◆ BRIEF
Retype the whole listing, please, keeping every line exact and dropping the pictures.

◆ DATA BLOCK
□ □ □ □ □ □ □

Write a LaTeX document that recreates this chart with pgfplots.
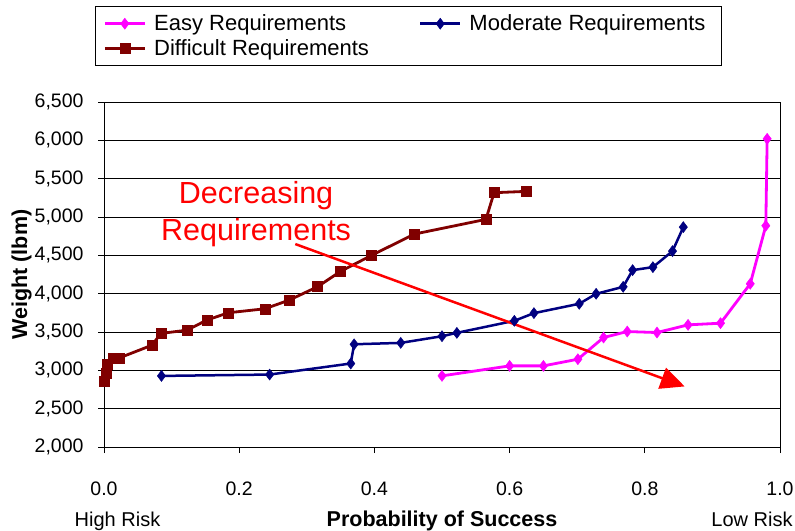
\documentclass[border=0pt]{standalone}
\usepackage{fontspec}
\setmainfont{Liberation Sans}
\usepackage{pgfplots}
\pgfplotsset{compat=1.18}
\usetikzlibrary{arrows.meta}
\definecolor{easyc}{HTML}{FF00FF}
\definecolor{modc}{HTML}{000080}
\definecolor{difc}{HTML}{800000}
\begin{document}
\begin{tikzpicture}
\begin{axis}[
  width=676bp, height=345bp, scale only axis,
  xmin=0, xmax=1, ymin=2000, ymax=6500,
  xtick={0,0.2,0.4,0.6,0.8,1.0},
  ytick={2000,2500,3000,3500,4000,4500,5000,5500,6000,6500},
  /pgf/number format/assume math mode=true,
  xticklabel style={/pgf/number format/fixed, /pgf/number format/fixed zerofill, /pgf/number format/precision=1, yshift=-25bp},
  yticklabel style={/pgf/number format/1000 sep={,}, xshift=-11bp},
  tick label style={font=\fontsize{19.5bp}{24bp}\selectfont},
  tick align=outside, tick pos=left, major tick length=6bp,
  ymajorgrids, grid style={black, line width=0.8bp},
  axis line style={black, line width=0.8bp},
  every tick/.style={black, line width=0.8bp},
  xlabel={\bfseries Probability of Success},
  xlabel style={at={(axis description cs:0.5,0)}, anchor=base, yshift=-79bp, font=\fontsize{21.5bp}{24bp}\selectfont},
  ylabel={\bfseries Weight (lbm)},
  ylabel style={at={(axis description cs:-0.122,0.5)}, anchor=center, font=\fontsize{21.5bp}{24bp}\selectfont},
  legend columns=2,
  legend cell align=left,
  legend style={at={(rel axis cs:-0.0133,1.278)}, anchor=north west, draw=black, line width=0.8bp,
    font=\fontsize{22bp}{26bp}\selectfont, inner xsep=8bp, inner ysep=5bp,
    nodes={inner xsep=8bp, inner ysep=3.5bp},
    /tikz/every even column/.append style={column sep=42bp}},
  legend image code/.code={\draw[mark repeat=2, mark phase=2] plot coordinates {(0bp,0bp) (20bp,0bp) (40bp,0bp)};},
]
\addplot[easyc, line width=2.8bp, mark=diamond*, mark size=5.5bp, mark options={solid, fill=easyc, line width=0.5bp}] coordinates {
(0.500,2928) (0.600,3058) (0.650,3058) (0.701,3145) (0.739,3428) (0.774,3506) (0.818,3493) (0.864,3593) (0.912,3615) (0.956,4129) (0.979,4886) (0.981,6020)};
\addlegendentry{Easy Requirements}
\addplot[modc, line width=2.5bp, mark=diamond*, mark size=5.5bp, mark options={solid, fill=modc, line width=0.5bp}] coordinates {
(0.085,2927) (0.245,2945) (0.365,3089) (0.370,3340) (0.439,3358) (0.500,3445) (0.522,3489) (0.607,3646) (0.636,3746) (0.703,3868) (0.728,3998) (0.768,4089) (0.782,4307) (0.812,4346) (0.841,4555) (0.857,4868)};
\addlegendentry{Moderate Requirements}
\addplot[difc, line width=2.8bp, mark=square*, mark size=5bp, mark options={solid, fill=difc, line width=0.5bp}] coordinates {
(0.001,2862) (0.003,2966) (0.005,3080) (0.013,3163) (0.023,3163) (0.071,3328) (0.084,3481) (0.123,3524) (0.152,3655) (0.184,3751) (0.238,3803) (0.274,3916) (0.316,4091) (0.350,4291) (0.395,4496) (0.459,4777) (0.565,4969) (0.577,5317) (0.624,5334)};
\addlegendentry{Difficult Requirements}
\draw[red, line width=2.5bp, -{Triangle[length=24bp, width=22bp]}] (axis cs:0.283,4647) -- (axis cs:0.859,2790);
\node[red, anchor=base, font=\fontsize{30.5bp}{34bp}\selectfont] at (axis cs:0.225,5180) {Decreasing};
\node[red, anchor=base, font=\fontsize{30.5bp}{34bp}\selectfont] at (axis cs:0.225,4699) {Requirements};
\coordinate (sw) at (rel axis cs:0,0);
\coordinate (ne) at (rel axis cs:1,1);
\end{axis}
\node[anchor=base, font=\fontsize{20bp}{24bp}\selectfont] at ([shift={(13.5bp,-79bp)}]sw) {High Risk};
\node[anchor=base, font=\fontsize{20bp}{24bp}\selectfont] at ([shift={(648bp,-79bp)}]sw) {Low Risk};
\pgfresetboundingbox
\path ([shift={(-104bp,-84bp)}]sw) rectangle ([shift={(15bp,102bp)}]ne);
\end{tikzpicture}
\end{document}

□ □ □ □ □ □ □

◆ WORKED ANSWER
Write a LaTeX document that recreates this chart with pgfplots.
\documentclass[border=0pt]{standalone}
\usepackage{fontspec}
\setmainfont{Liberation Sans}
\usepackage{pgfplots}
\pgfplotsset{compat=1.18}
\usetikzlibrary{arrows.meta}
\definecolor{easyc}{HTML}{FF00FF}
\definecolor{modc}{HTML}{000080}
\definecolor{difc}{HTML}{800000}
\begin{document}
\begin{tikzpicture}
\begin{axis}[
  width=676bp, height=345bp, scale only axis,
  xmin=0, xmax=1, ymin=2000, ymax=6500,
  xtick={0,0.2,0.4,0.6,0.8,1.0},
  ytick={2000,2500,3000,3500,4000,4500,5000,5500,6000,6500},
  /pgf/number format/assume math mode=true,
  xticklabel style={/pgf/number format/fixed, /pgf/number format/fixed zerofill, /pgf/number format/precision=1, yshift=-25bp},
  yticklabel style={/pgf/number format/1000 sep={,}, xshift=-11bp},
  tick label style={font=\fontsize{19.5bp}{24bp}\selectfont},
  tick align=outside, tick pos=left, major tick length=6bp,
  ymajorgrids, grid style={black, line width=0.8bp},
  axis line style={black, line width=0.8bp},
  every tick/.style={black, line width=0.8bp},
  xlabel={\bfseries Probability of Success},
  xlabel style={at={(axis description cs:0.5,0)}, anchor=base, yshift=-79bp, font=\fontsize{21.5bp}{24bp}\selectfont},
  ylabel={\bfseries Weight (lbm)},
  ylabel style={at={(axis description cs:-0.122,0.5)}, anchor=center, font=\fontsize{21.5bp}{24bp}\selectfont},
  legend columns=2,
  legend cell align=left,
  legend style={at={(rel axis cs:-0.0133,1.278)}, anchor=north west, draw=black, line width=0.8bp,
    font=\fontsize{22bp}{26bp}\selectfont, inner xsep=8bp, inner ysep=5bp,
    nodes={inner xsep=8bp, inner ysep=3.5bp},
    /tikz/every even column/.append style={column sep=42bp}},
  legend image code/.code={\draw[mark repeat=2, mark phase=2] plot coordinates {(0bp,0bp) (20bp,0bp) (40bp,0bp)};},
]
\addplot[easyc, line width=2.8bp, mark=diamond*, mark size=5.5bp, mark options={solid, fill=easyc, line width=0.5bp}] coordinates {
(0.500,2928) (0.600,3058) (0.650,3058) (0.701,3145) (0.739,3428) (0.774,3506) (0.818,3493) (0.864,3593) (0.912,3615) (0.956,4129) (0.979,4886) (0.981,6020)};
\addlegendentry{Easy Requirements}
\addplot[modc, line width=2.5bp, mark=diamond*, mark size=5.5bp, mark options={solid, fill=modc, line width=0.5bp}] coordinates {
(0.085,2927) (0.245,2945) (0.365,3089) (0.370,3340) (0.439,3358) (0.500,3445) (0.522,3489) (0.607,3646) (0.636,3746) (0.703,3868) (0.728,3998) (0.768,4089) (0.782,4307) (0.812,4346) (0.841,4555) (0.857,4868)};
\addlegendentry{Moderate Requirements}
\addplot[difc, line width=2.8bp, mark=square*, mark size=5bp, mark options={solid, fill=difc, line width=0.5bp}] coordinates {
(0.001,2862) (0.003,2966) (0.005,3080) (0.013,3163) (0.023,3163) (0.071,3328) (0.084,3481) (0.123,3524) (0.152,3655) (0.184,3751) (0.238,3803) (0.274,3916) (0.316,4091) (0.350,4291) (0.395,4496) (0.459,4777) (0.565,4969) (0.577,5317) (0.624,5334)};
\addlegendentry{Difficult Requirements}
\draw[red, line width=2.5bp, -{Triangle[length=24bp, width=22bp]}] (axis cs:0.283,4647) -- (axis cs:0.859,2790);
\node[red, anchor=base, font=\fontsize{30.5bp}{34bp}\selectfont] at (axis cs:0.225,5180) {Decreasing};
\node[red, anchor=base, font=\fontsize{30.5bp}{34bp}\selectfont] at (axis cs:0.225,4699) {Requirements};
\coordinate (sw) at (rel axis cs:0,0);
\coordinate (ne) at (rel axis cs:1,1);
\end{axis}
\node[anchor=base, font=\fontsize{20bp}{24bp}\selectfont] at ([shift={(13.5bp,-79bp)}]sw) {High Risk};
\node[anchor=base, font=\fontsize{20bp}{24bp}\selectfont] at ([shift={(648bp,-79bp)}]sw) {Low Risk};
\pgfresetboundingbox
\path ([shift={(-104bp,-84bp)}]sw) rectangle ([shift={(15bp,102bp)}]ne);
\end{tikzpicture}
\end{document}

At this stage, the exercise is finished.